In conclusion, this population-based survey of long-distance truckers to our knowledge is the first of its kind in South Africa and provides a precise estimate of HIV infection in this population. The data confirm the critical role that occupational mobility plays in promoting ongoing HIV risk behaviour as well as reducing access to health services, highlighting the need for enhanced industry-based targeted interventions for this population.
Authors’ contributions
SD, HR designed the study and MO supervised the implementation. IK provided guidance on the sampling frame and sampling strategies.
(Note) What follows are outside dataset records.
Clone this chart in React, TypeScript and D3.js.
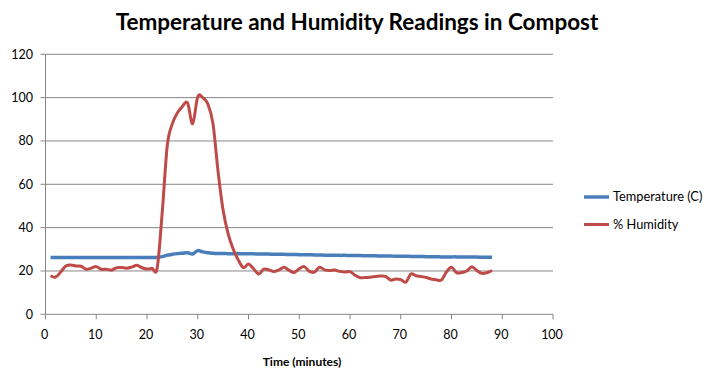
import React from "react";
import * as d3 from "d3";

const minutes: number[] = Array.from({ length: 88 }, (_, i) => i + 1);

const temperature: number[] = [
  26.2, 26.2, 26.2, 26.2, 26.2, 26.2, 26.2, 26.2, 26.2, 26.2,
  26.2, 26.2, 26.2, 26.2, 26.2, 26.2, 26.2, 26.2, 26.2, 26.2,
  26.2, 26.2, 26.6, 27.3, 27.7, 28.0, 28.2, 28.4, 27.8, 29.4,
  28.8, 28.4, 28.2, 28.1, 28.1, 28.0, 28.0, 28.0, 27.9, 27.9,
  27.9, 27.8, 27.8, 27.8, 27.7, 27.7, 27.7, 27.6, 27.6, 27.5,
  27.5, 27.5, 27.4, 27.4, 27.3, 27.3, 27.3, 27.2, 27.2, 27.1,
  27.1, 27.1, 27.0, 27.0, 27.0, 26.9, 26.9, 26.9, 26.8, 26.8,
  26.8, 26.7, 26.7, 26.7, 26.6, 26.6, 26.6, 26.5, 26.5, 26.5,
  26.5, 26.4, 26.4, 26.4, 26.4, 26.3, 26.3, 26.3,
];

const humidity: number[] = [
  17.8, 17.2, 19.5, 22.3, 22.8, 22.3, 22.2, 20.8, 21.3, 22.0,
  20.8, 20.8, 20.4, 21.5, 21.6, 21.3, 21.8, 22.6, 21.5, 20.9,
  21.2, 21.3, 47.0, 78.0, 88.0, 93.0, 96.0, 97.5, 88.0, 100.4,
  100.0, 97.0, 88.0, 66.0, 48.0, 37.0, 30.0, 25.0, 21.5, 23.2,
  21.0, 18.6, 20.8, 20.5, 19.7, 20.5, 21.7, 20.3, 19.3, 21.0,
  22.0, 19.8, 19.5, 21.7, 20.5, 20.2, 20.4, 19.8, 19.5, 19.7,
  18.0, 16.9, 17.0, 17.1, 17.4, 17.7, 17.5, 15.8, 16.3, 16.0,
  14.8, 18.6, 17.8, 17.4, 17.0, 16.3, 15.9, 15.8, 19.5, 21.7,
  19.2, 19.3, 20.0, 22.0, 20.2, 18.9, 19.2, 20.2,
];

const xTicks: number[] = [0, 10, 20, 30, 40, 50, 60, 70, 80, 90, 100];
const yTicks: number[] = [0, 20, 40, 60, 80, 100, 120];

const seriesNames: string[] = ["Temperature (C)", "% Humidity"];
const seriesColors: string[] = ["#4A7EBB", "#BE4B48"];

const title = "Temperature and Humidity Readings in Compost";
const xTitle = "Time (minutes)";

export default function App() {
  const W = 716;
  const H = 383;
  const x = d3.scaleLinear().domain([0, 100]).range([45.5, 553]);
  const y = d3.scaleLinear().domain([0, 120]).range([314.3, 54.3]);
  const line = d3
    .line<[number, number]>()
    .x((d) => x(d[0]))
    .y((d) => y(d[1]))
    .curve(d3.curveCardinal.tension(0));
  const tempPath = line(minutes.map((m, i) => [m, temperature[i]]));
  const humPath = line(minutes.map((m, i) => [m, humidity[i]]));
  const font = "Lato, 'Open Sans', sans-serif";
  const axisColor = "#868686";
  return (
    <svg
      width={W}
      height={H}
      style={{ position: "absolute", left: 0, top: 0, background: "#fff" }}
      fontFamily={font}
    >
      <rect x={0} y={0} width={W} height={H} fill="#fff" />
      <text x={357} y={30} textAnchor="middle" fontSize={22.5} fontWeight="bold" fill="#000">
        {title}
      </text>
      {yTicks.map((t) => (
        <g key={"y" + t}>
          {t > 0 && (
            <line x1={x(0)} x2={x(100)} y1={y(t)} y2={y(t)} stroke={axisColor} strokeWidth={1} />
          )}
          <line x1={x(0) - 5} x2={x(0)} y1={y(t)} y2={y(t)} stroke={axisColor} strokeWidth={1} />
          <text x={33} y={y(t)} dy="0.35em" textAnchor="end" fontSize={12.5} fill="#000">
            {t}
          </text>
        </g>
      ))}
      <line x1={x(0)} x2={x(0)} y1={y(120)} y2={y(0)} stroke={axisColor} strokeWidth={1} />
      <line x1={x(0)} x2={x(100)} y1={y(0)} y2={y(0)} stroke={axisColor} strokeWidth={1} />
      {xTicks.map((t) => (
        <g key={"x" + t}>
          <line x1={x(t)} x2={x(t)} y1={y(0)} y2={y(0) + 5} stroke={axisColor} strokeWidth={1} />
          <text x={x(t) - 1} y={335} dy="0.35em" textAnchor="middle" fontSize={12.5} fill="#000">
            {t}
          </text>
        </g>
      ))}
      <text x={302} y={362} dy="0.35em" textAnchor="middle" fontSize={12} fontWeight="bold" fill="#000">
        {xTitle}
      </text>
      <path d={tempPath || ""} fill="none" stroke={seriesColors[0]} strokeWidth={3.5} strokeLinejoin="round" />
      <path d={humPath || ""} fill="none" stroke={seriesColors[1]} strokeWidth={3} strokeLinejoin="round" />
      {seriesNames.map((n, i) => (
        <g key={n} transform={`translate(0, ${197 + i * 27.5})`}>
          <line x1={584} x2={609} y1={0} y2={0} stroke={seriesColors[i]} strokeWidth={i === 0 ? 3.5 : 3} />
          <text x={613} y={0} dy="0.35em" fontSize={12.8} fill="#000">
            {n}
          </text>
        </g>
      ))}
    </svg>
  );
}
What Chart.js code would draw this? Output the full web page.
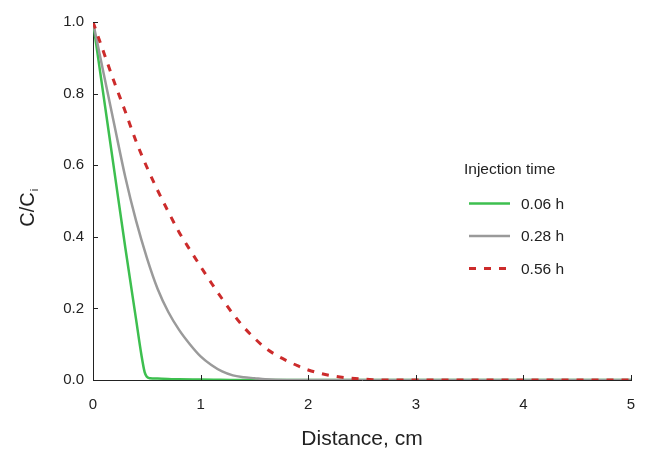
<!DOCTYPE html>
<html>
<head>
<meta charset="utf-8">
<script src="https://cdn.jsdelivr.net/npm/chart.js@4"></script>
<style>
  html, body { margin: 0; padding: 0; background: #fff; }
  #wrap { width: 647px; height: 453px; }
</style>
</head>
<body>
<div id="wrap"><canvas id="chart" width="647" height="453"></canvas></div>
<script>
// data
const seriesLabels = ['0.06 h', '0.28 h', '0.56 h'];

const distGreen = [0, 0.1, 0.2, 0.3, 0.4, 0.45, 0.48, 0.5, 0.53, 0.6, 0.8, 1.0, 1.5, 5];
const concGreen = [1, 0.79, 0.58, 0.37, 0.17, 0.07, 0.022, 0.009, 0.005, 0.004, 0.002, 0.0015, 0, 0];

const distGray = [0, 0.1, 0.2, 0.3, 0.4, 0.5, 0.6, 0.7, 0.8, 0.9, 1.0, 1.1, 1.2, 1.3, 1.4, 1.5, 1.6, 1.8, 5];
const concGray = [1, 0.855, 0.71, 0.567, 0.445, 0.342, 0.255, 0.19, 0.14, 0.1, 0.066, 0.042, 0.024, 0.013, 0.008, 0.005, 0.002, 0, 0];

const distRed = [0, 0.1, 0.2, 0.3, 0.4, 0.5, 0.6, 0.7, 0.8, 0.9, 1.0, 1.1, 1.2, 1.3, 1.4, 1.5, 1.6, 1.7, 1.8, 1.9, 2.0, 2.2, 2.4, 2.6, 2.8, 5];
const concRed = [1, 0.915, 0.83, 0.75, 0.667, 0.595, 0.53, 0.47, 0.413, 0.364, 0.317, 0.271, 0.227, 0.185, 0.148, 0.117, 0.09, 0.07, 0.054, 0.04, 0.028, 0.013, 0.005, 0.001, 0, 0];

const xTicks = [0, 1, 2, 3, 4, 5];
const yTicks = [0, 0.2, 0.4, 0.6, 0.8, 1.0];

const FONT = 'Arial, "Liberation Sans", sans-serif';
const INK = '#222';

const pts = (xs, ys) => xs.map((x, i) => ({ x, y: ys[i] }));

// inside tick marks, y title with subscript, floating legend
const extras = {
  id: 'extras',
  afterDraw(chart) {
    const ctx = chart.ctx;
    const xs = chart.scales.x, ys = chart.scales.y;
    ctx.save();
    ctx.strokeStyle = INK;
    ctx.lineWidth = 1;
    ctx.beginPath();
    xTicks.forEach(v => {
      const px = Math.round(xs.getPixelForValue(v)) + 0.5;
      ctx.moveTo(px, ys.bottom);
      ctx.lineTo(px, ys.bottom - 5);
    });
    yTicks.forEach(v => {
      const py = Math.round(ys.getPixelForValue(v)) + 0.5;
      ctx.moveTo(xs.left, py);
      ctx.lineTo(xs.left + 5, py);
    });
    ctx.stroke();

    // y title: C/C with subscript i
    ctx.fillStyle = INK;
    ctx.translate(33.5, 207.5);
    ctx.rotate(-Math.PI / 2);
    ctx.font = '20px ' + FONT;
    ctx.textBaseline = 'alphabetic';
    ctx.textAlign = 'left';
    const w = ctx.measureText('C/C').width;
    ctx.fillText('C/C', -w / 2 - 2, 0);
    ctx.font = '11px ' + FONT;
    ctx.fillText('i', w / 2 - 1, 4);
    ctx.restore();

    // legend
    ctx.save();
    ctx.fillStyle = INK;
    ctx.font = '15.5px ' + FONT;
    ctx.textBaseline = 'middle';
    ctx.fillText('Injection time', 464, 170);
    const rowY = [203.5, 236, 268.5];
    chart.data.datasets.forEach((ds, i) => {
      ctx.strokeStyle = ds.borderColor;
      ctx.lineWidth = ds.borderWidth;
      ctx.setLineDash(ds.borderDash || []);
      ctx.beginPath();
      ctx.moveTo(469, rowY[i]);
      ctx.lineTo(510, rowY[i]);
      ctx.stroke();
      ctx.setLineDash([]);
      ctx.fillText(ds.label, 521, rowY[i] + 1);
    });
    ctx.restore();
  }
};

new Chart(document.getElementById('chart'), {
  type: 'line',
  data: {
    datasets: [
      { label: seriesLabels[0], data: pts(distGreen, concGreen), borderColor: '#3dbf4f', borderWidth: 2.5, order: 3 },
      { label: seriesLabels[1], data: pts(distGray, concGray), borderColor: '#9a9a9a', borderWidth: 2.5, order: 2 },
      { label: seriesLabels[2], data: pts(distRed, concRed), borderColor: '#cc2b2b', borderWidth: 3, borderDash: [7, 8], order: 1 }
    ]
  },
  options: {
    responsive: false,
    animation: false,
    events: [],
    layout: { padding: { left: 0, right: 16, top: 22, bottom: 1 } },
    elements: {
      point: { radius: 0 },
      line: { cubicInterpolationMode: 'monotone', fill: false }
    },
    plugins: { legend: { display: false }, tooltip: { enabled: false } },
    scales: {
      x: {
        type: 'linear',
        min: 0, max: 5,
        afterBuildTicks: s => { s.ticks = xTicks.map(v => ({ value: v })); },
        afterFit: s => { s.height = 72; s.paddingLeft = 4; s.paddingRight = 4; },
        grid: { display: false, drawTicks: false },
        border: { display: true, color: INK, width: 1 },
        ticks: { color: INK, font: { family: FONT, size: 15 }, padding: 16, maxRotation: 0, callback: v => String(v) },
        title: { display: true, text: 'Distance, cm', color: INK, font: { family: FONT, size: 21 }, padding: 0 }
      },
      y: {
        type: 'linear',
        min: 0, max: 1,
        afterBuildTicks: s => { s.ticks = yTicks.map(v => ({ value: v })); },
        afterFit: s => { s.width = 93; },
        grid: { display: false, drawTicks: false },
        border: { display: true, color: INK, width: 1 },
        ticks: { color: INK, font: { family: FONT, size: 15 }, padding: 9, callback: v => v.toFixed(1) }
      }
    }
  },
  plugins: [extras]
});
</script>
</body>
</html>
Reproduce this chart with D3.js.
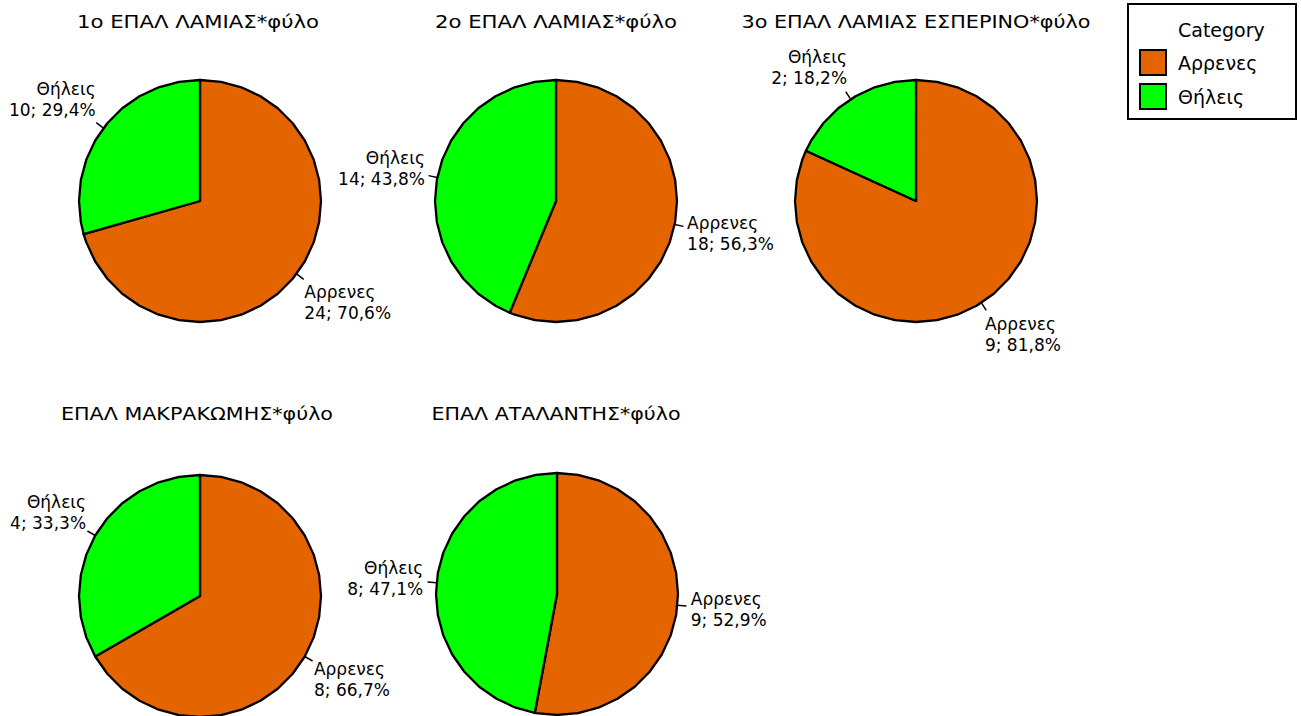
<!DOCTYPE html>
<html><head><meta charset="utf-8">
<script src="https://cdn.jsdelivr.net/npm/d3@7"></script>
<style>body{margin:0;background:#fff}svg{display:block}text{font-family:"DejaVu Sans",sans-serif;fill:#000}</style>
</head><body><svg id="c" width="1301" height="716"></svg>
<script>
const titles = ["1ο ΕΠΑΛ  ΛΑΜΙΑΣ*φύλο","2ο ΕΠΑΛ  ΛΑΜΙΑΣ*φύλο","3ο ΕΠΑΛ  ΛΑΜΙΑΣ ΕΣΠΕΡΙΝΟ*φύλο","ΕΠΑΛ  ΜΑΚΡΑΚΩΜΗΣ*φύλο","ΕΠΑΛ  ΑΤΑΛΑΝΤΗΣ*φύλο"];
const categories = ["Αρρενες","Θήλεις"];
const male = [24,18,9,8,9];
const female = [10,14,2,4,8];
const legendTitle = "Category";

const colors = d3.scaleOrdinal().domain(categories).range(["#E46400","#00FF00"]);
const layout = [
  {cx:200,cy:201,tx:198,ty:22,tw:242},
  {cx:556,cy:201,tx:556,ty:22,tw:242},
  {cx:916,cy:201,tx:916,ty:22,tw:349},
  {cx:200,cy:596,tx:197,ty:414,tw:272},
  {cx:557,cy:594,tx:556,ty:414,tw:249}
];
const R = 121;
const svg = d3.select("#c");
const loc = d3.formatLocale({decimal:",",thousands:".",grouping:[3],currency:["","€"]});
const pct = loc.format(".1%");
const pie = d3.pie().sort(null).value(d=>d.v);

function polyArc(a0,a1){
  const step = Math.PI/18;
  const p = d3.path();
  p.moveTo(0,0);
  const pts=[a0];
  let k=Math.floor(a0/step)+1;
  while(k*step<a1-1e-6){pts.push(k*step);k++;}
  pts.push(a1);
  pts.forEach(a=>p.lineTo(R*Math.sin(a),-R*Math.cos(a)));
  p.closePath();
  return p.toString();
}

titles.forEach((t,i)=>{
  const L = layout[i];
  const data = categories.map((c,j)=>({c, v: j===0?male[i]:female[i]}));
  const total = d3.sum(data,d=>d.v);
  svg.append("text").attr("x",L.tx).attr("y",L.ty+6).attr("text-anchor","middle")
    .attr("font-size",18).attr("textLength",L.tw).attr("lengthAdjust","spacingAndGlyphs").text(t);
  const g = svg.append("g").attr("transform",`translate(${L.cx},${L.cy})`);
  const arcs = pie(data);
  g.selectAll("path").data(arcs).join("path")
    .attr("d",d=>polyArc(d.startAngle,d.endAngle))
    .attr("fill",d=>colors(d.data.c)).attr("stroke","#000").attr("stroke-width",2.3).attr("stroke-linejoin","round");
  arcs.forEach(d=>{
    const m=(d.startAngle+d.endAngle)/2;
    const dx=Math.sin(m), dy=-Math.cos(m);
    g.append("line").attr("x1",dx*R).attr("y1",dy*R).attr("x2",dx*(R+9)).attr("y2",dy*(R+9))
      .attr("stroke","#000").attr("stroke-width",1.5);
    const s = dx>=0?1:-1;
    const lx = dx*(R+10) + s*(4-7*Math.abs(dy));
    const ly = dy*(R+10) + 23*Math.max(-1,Math.min(1,dy*1.6));
    const tx = g.append("text").attr("font-size",17).attr("text-anchor",s>0?"start":"end");
    tx.append("tspan").attr("x",lx).attr("y",ly-10.5+6).text(d.data.c);
    tx.append("tspan").attr("x",lx).attr("y",ly+10.5+6).text(`${d.data.v};  ${pct(d.data.v/total)}`);
  });
});

// legend
const lg = svg.append("g");
lg.append("rect").attr("x",1128).attr("y",4).attr("width",168).attr("height",115).attr("fill","#fff").attr("stroke","#000").attr("stroke-width",2);
lg.append("text").attr("x",1178).attr("y",37).attr("font-size",19).text(legendTitle);
categories.forEach((c,j)=>{
  lg.append("rect").attr("x",1140).attr("y",50+j*34).attr("width",26).attr("height",25)
    .attr("fill",colors(c)).attr("stroke","#000").attr("stroke-width",2);
  lg.append("text").attr("x",1178).attr("y",70+j*34).attr("font-size",19).text(c);
});
</script></body></html>
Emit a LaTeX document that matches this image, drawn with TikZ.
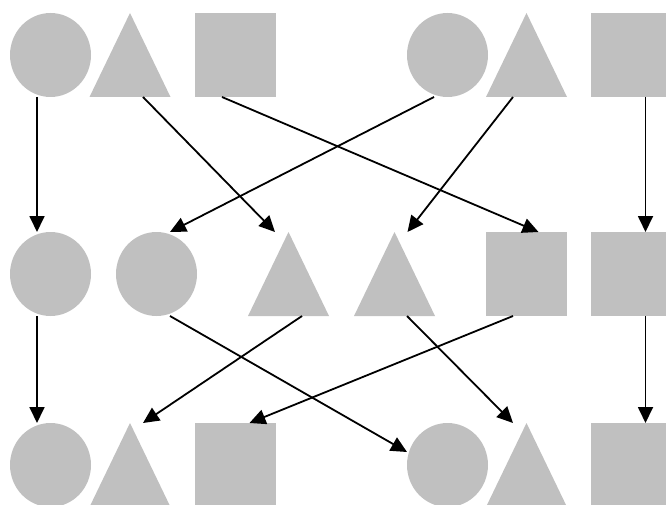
\documentclass[tikz,border=0pt]{standalone}
\usetikzlibrary{arrows.meta}
\definecolor{shapegray}{HTML}{C0C0C0}
\begin{document}
\begin{tikzpicture}[x=1pt,y=-1pt,
  box/.style={rectangle, inner sep=0pt, outer sep=0pt, minimum width=81pt, minimum height=84pt},
  circ/.style={box, path picture={\fill[shapegray] (path picture bounding box.center) ellipse [x radius=40.5pt, y radius=42pt];}},
  tri/.style={box, path picture={\fill[shapegray] (path picture bounding box.south west) -- (path picture bounding box.north) -- (path picture bounding box.south east) -- cycle;}},
  sq/.style={box, fill=shapegray},
  link/.style={line width=1.8pt, -{Triangle[length=16pt,width=15pt]}}]
\useasboundingbox (0,0) rectangle (666,505);
\clip (0,0) rectangle (666,505);
% top row
\node[circ] (tc1) at (50.5,55) {};
\node[tri]  (tt1) at (130,55) {};
\node[sq]   (ts1) at (235.5,55) {};
\node[circ] (tc2) at (447.5,55) {};
\node[tri]  (tt2) at (526.5,55) {};
\node[sq]   (ts2) at (631.5,55) {};
% middle row
\node[circ] (mc1) at (50.5,274) {};
\node[circ] (mc2) at (156.5,274) {};
\node[tri]  (mt1) at (288.5,274) {};
\node[tri]  (mt2) at (394.5,274) {};
\node[sq]   (ms1) at (526.5,274) {};
\node[sq]   (ms2) at (631.5,274) {};
% bottom row
\node[circ] (bc1) at (50.5,465) {};
\node[tri]  (bt1) at (130,465) {};
\node[sq]   (bs1) at (235.5,465) {};
\node[circ] (bc2) at (447.5,465) {};
\node[tri]  (bt2) at (526.5,465) {};
\node[sq]   (bs2) at (631.5,465) {};
% top -> middle
\draw[link] ([xshift=-13.5pt]tc1.south) -- ([xshift=-13.5pt]mc1.north);
\draw[link] ([xshift=13pt]tt1.south) -- ([xshift=-13.5pt]mt1.north);
\draw[link] ([xshift=-13.5pt]ts1.south) -- ([xshift=12pt]ms1.north);
\draw[link] ([xshift=-13.5pt]tc2.south) -- ([xshift=13.5pt]mc2.north);
\draw[link] ([xshift=-13.5pt]tt2.south) -- ([xshift=13pt]mt2.north);
\draw[link] ([xshift=14pt]ts2.south) -- ([xshift=14pt]ms2.north);
% middle -> bottom
\draw[link] ([xshift=-13.5pt]mc1.south) -- ([xshift=-13.5pt]bc1.north);
\draw[link] ([xshift=13.5pt]mc2.south) -- ([yshift=13pt]bc2.west);
\draw[link] ([xshift=13.5pt]mt1.south) -- ([xshift=13pt]bt1.north);
\draw[link] ([xshift=12.5pt]mt2.south) -- ([xshift=-13.5pt]bt2.north);
\draw[link] ([xshift=-13.5pt]ms1.south) -- ([xshift=14pt]bs1.north);
\draw[link] ([xshift=14pt]ms2.south) -- ([xshift=14pt]bs2.north);
\end{tikzpicture}
\end{document}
BB analysed the data with assistance from PK and MC. SD, BB and PK interpreted the data and prepared the first draft of the manuscript which was approved by all authors.
Footnotes
Acknowledgements
We would like to acknowledge the participants and depot managers who participated in this survey; the South African National Department of Health and the National Bargaining Council of the Road Freight Industry (NBCRFI) who supported the project from its inception; the staff at Development Research Africa (DRA) who conducted the field work for the survey and entered the data; Contract Laboratory Services (CLS) who conducted all the laboratory work for the survey; Nomampondomise Koetle and Kgopotso Mokgope who assisted with project administration; and Harry Moultrie, Heena Brahmbhatt and Landon Myer for comments on the manuscript.
Conflict of interest
The authors declare no conflict of interest.
Funding
This project was funded through the USAID Bilateral Grant Agreement Number 674-0320-G-00-5053–10 Equity in Integrated Primary Health Care (EQUITY). The opinions expressed herein are those of the authors and do not necessarily reflect the views of USAID. The NBCRFI had no part in the analysis of the data or the interpretation of the results of this study.